医療の質や成果の向上、医療安全、チーム医療、患者中心のケアという言葉は普段から頻回に耳にするものであり、医療ケア提供者はこれを実践すべく日々努力を重ねている。

「実際に起こったリスク事例を解析してみると、発生までのいくつかの場面で、危険性あるいは何かが起こりそうという“気づき”があったにもかかわらず、さまざまな理由によって個人の気づきが医療チーム全体の反応に反映されなかったことが事例発生に至る大きな要素であったことがわかる」とTeam STEPPSに記されている。つまり、あらゆる職種であっても個人の気づきをチームの気づきに活用し、行動に結びつけること」が重要となる。

 また、それぞれの職種においても近年の医療情勢や社会のニーズを受け、その役割は拡大、変化している。
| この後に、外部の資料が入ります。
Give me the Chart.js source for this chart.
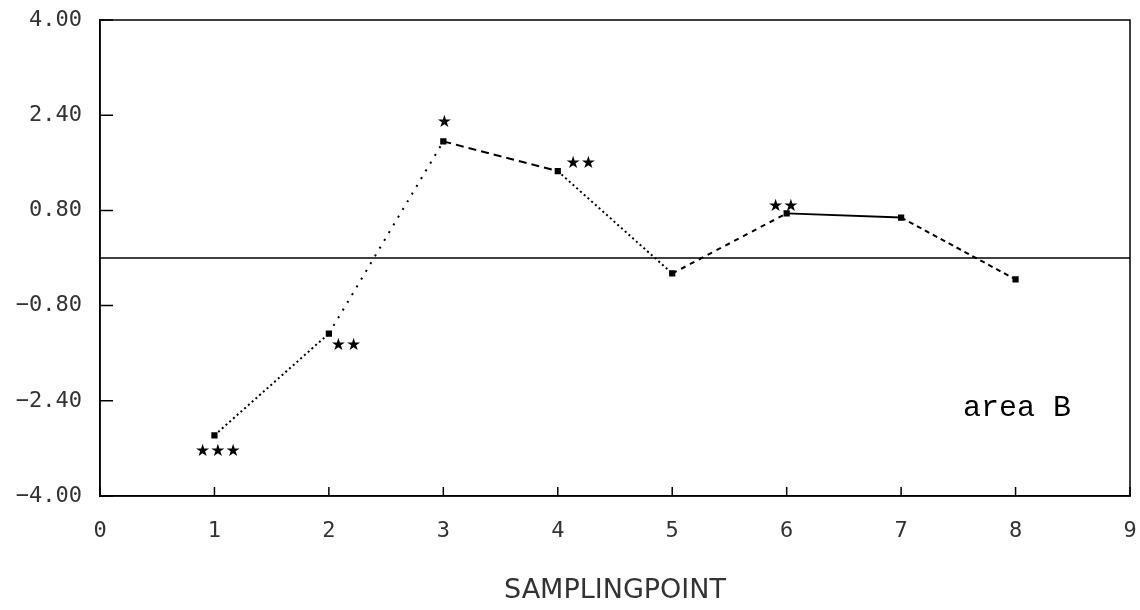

例えば、日本の薬剤師を取り巻く環境は大きく変化し、それに伴い薬剤師業務の在り方も従来の調剤業務だけではなく、臨床現場において患者の状態を的確に判断し、医薬品の適正使用に向けてさらに踏み込んだ介入が求められている。日本病院薬剤師会は、「薬剤師はバイタルサインの確認やフィジカルアセスメントなどにより副作用や有効性を確認することが求められている」という趣旨の解釈が発表された。さらに、厚生労働科学研究の報告を受けて、2014 年 1 月、「薬局の求められる機能とあるべき姿」の薬局の人的機能の中でフィジカルアセスメントの取組みが推奨され、薬剤師によるバイタルサイン測定・フィジカルアセスメントの実践が推進されるようになった。

 今回、多職種への活用における展望と課題について、チーム医療、急変への気づき、役割の変化という観点から考える。